Preparation and planning are most important to minimizing and coping with cloud service outages. How well do you know your service provider? Many questions regarding its cloud architecture, processes, and redundancies should have been asked when choosing a cloud services provider.
What is your Service Level Agreement? These are important in understanding what pieces the provider has in place in the event of disruptions or outages so you can better understand how vulnerable your operation is if a disruption or outage should occur. Any remedies for such disruptions or outages would be specified in your Service Level Agreement.
Perhaps the greatest lesson these types of outages offer is that it is not wise to rely on some other organization to solve business continuity problems for your organization. You are shifting resources to the cloud, not responsibility. You must be proactive and prepared with your database disaster recovery plan.
A good initial step is to evaluate the business risks in the event of a cloud services outage. If the stakes are high, you need to know how to keep the service running. The onus may be on your organization, for example, to ask for the provider for business-continuity service options that keep high-risk applications running.
One possible approach is to use a variety of tools rather than relying on vendor-specific solutions. Brian Adler, a services architect with RightScale, advises against using vendor-specific tools. In the December 2012 Amazon outage, for example, only Amazon’s Elastic Load Balancing service was affected. Those organizations using a different instance-based load balancing solution were isolated from the failure.
The use of vendor-specific tools and virtual appliances may make deploying an application easier in the short term, but many times these services are integrated or tied into other services that can result in cascading outages if one of these underlying services suffers a service disruption.

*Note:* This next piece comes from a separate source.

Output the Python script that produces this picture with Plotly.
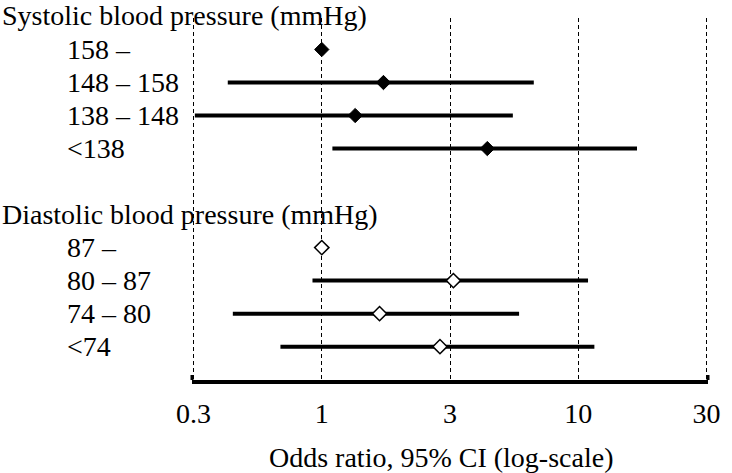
import plotly.graph_objects as go

# ---- data ----
sys_header = "Systolic blood pressure (mmHg)"
sys_labels = ["158 –", "148 – 158", "138 – 148", "<138"]
sys_or = [1.0, 1.74, 1.35, 4.42]
sys_lo = [None, 0.43, 0.32, 1.10]
sys_hi = [None, 6.71, 5.56, 16.95]

dia_header = "Diastolic blood pressure (mmHg)"
dia_labels = ["87 –", "80 – 87", "74 – 80", "<74"]
dia_or = [1.0, 3.26, 1.68, 2.89]
dia_lo = [None, 0.92, 0.45, 0.69]
dia_hi = [None, 10.92, 5.88, 11.56]

tick_vals = [10 ** -0.5, 1, 10 ** 0.5, 10, 10 ** 1.5]
tick_text = ["0.3", "1", "3", "10", "30"]
x_title = "Odds ratio, 95% CI (log-scale)"

gap = " "
rows = [sys_header] + sys_labels + [gap] + [dia_header] + dia_labels

FONT = "Liberation Serif, Times New Roman, serif"
FS = 28


def ci_xy(labels, lo, hi):
    xs, ys = [], []
    for lab, a, b in zip(labels, lo, hi):
        if a is None or b is None:
            continue
        xs += [a, b, None]
        ys += [lab, lab, None]
    return xs, ys


fig = go.Figure()

# invisible trace that registers every row category (incl. headers / gap)
fig.add_trace(go.Scatter(x=[1] * len(rows), y=rows, mode="markers",
                         marker=dict(opacity=0), hoverinfo="skip",
                         showlegend=False))

for labels, lo, hi in [(sys_labels, sys_lo, sys_hi), (dia_labels, dia_lo, dia_hi)]:
    xs, ys = ci_xy(labels, lo, hi)
    fig.add_trace(go.Scatter(x=xs, y=ys, mode="lines",
                             line=dict(color="black", width=4),
                             hoverinfo="skip", showlegend=False))

fig.add_trace(go.Scatter(x=sys_or, y=sys_labels, mode="markers",
                         marker=dict(symbol="diamond", size=11, color="black",
                                     line=dict(color="black", width=1)),
                         showlegend=False))
fig.add_trace(go.Scatter(x=dia_or, y=dia_labels, mode="markers",
                         marker=dict(symbol="diamond", size=11, color="white",
                                     line=dict(color="black", width=1.5)),
                         showlegend=False))

txt_font = dict(family=FONT, size=FS, color="black")
annotations = [
    # first header sits just above the plotting area
    dict(text=sys_header, xref="paper", x=0, xshift=-192, xanchor="left",
         yref="paper", y=1, yshift=3, yanchor="middle", showarrow=False,
         font=txt_font),
    dict(text=dia_header, xref="paper", x=0, xshift=-192, xanchor="left",
         yref="y", y=dia_header, yanchor="middle", showarrow=False,
         font=txt_font),
]
for lab in sys_labels + dia_labels:
    annotations.append(dict(text=lab, xref="paper", x=0, xshift=-127, xanchor="left",
                            yref="y", y=lab, yanchor="middle", showarrow=False,
                            font=txt_font))
annotations.append(dict(text=x_title, xref="paper", x=0.483, xanchor="center",
                        yref="paper", y=0, yshift=-77, yanchor="middle",
                        showarrow=False, font=txt_font))

# small up-ticks at both ends of the axis line
shapes = []
for xp in [0, 1]:
    shapes.append(dict(type="line", xref="paper", x0=xp, x1=xp,
                       yref="paper", ysizemode="pixel", yanchor=0, y0=0, y1=5,
                       line=dict(color="black", width=3)))

fig.update_layout(
    width=732, height=473,
    margin=dict(l=192, r=18, t=18, b=93),
    paper_bgcolor="white", plot_bgcolor="white",
    font=txt_font,
    showlegend=False,
    annotations=annotations,
    shapes=shapes,
    xaxis=dict(type="log", range=[-0.506, 1.506],
               tickvals=tick_vals, ticktext=tick_text,
               showgrid=True, gridcolor="black", gridwidth=1, griddash="4px,3px",
               showline=True, linecolor="black", linewidth=4,
               ticks="", zeroline=False, ticklabelstandoff=5,
               tickfont=txt_font),
    yaxis=dict(type="category", categoryorder="array", categoryarray=rows,
               range=[11.01, 0.046], showgrid=False, zeroline=False,
               showticklabels=False, ticks="", showline=False),
)

fig.write_html("out.html",
               config={"displayModeBar": False},
               post_script="document.body.style.margin='0';"
                           "document.body.style.overflow='hidden';")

The use of vendor-neutral solutions insulates your application tiers from these service integrations, as well as creating a cloud-portable solution.
Resilience is ultimately not the provider’s responsibility, say experts. Rafal Los, enterprise and cloud security strategist, Hewlett-Packard Software, writing for Infosec Island, contends:
Consumers of cloud services are still failing to understand that building resiliency into their critical services is their responsibility. If you are pushing a critical service, and I mean really critical, to the public cloud and you’re dependent on a single provider then I would argue you’ve done a terrible job of understanding and mitigating your risks. Period. […] You should absolutely have diverse technology and a multi-vendor strategy… [N]o doubt in my mind.
If your enterprise’s critical services need to be resilient, they need to be redundant. This means adopting recovery strategies that include using multiple service providers based in more than one region and adding more complexity to your system. Enabling these types of solutions may cost more, but if your organization deems your service essential to its business and if your website absolutely cannot be unreachable or down, then this ounce of prevention may well be a worthy expense.
“The responsibility for balancing risk, services and costs rests with the cloud customer,” notes Rasmussen, “which means that decisions to use or not use high value service options could spell the difference between hundreds of thousands of dollars in revenue lost due to an outage or business as usual during a single data center outage.”
There is no pixie dust in cloud computing that prevents any outages, just smart planning that minimizes the impact of outages. The same deep due diligence that is done in internal IT organizations to ensure business continuity, security and resilience must also be applied to evaluating cloud infrastructures.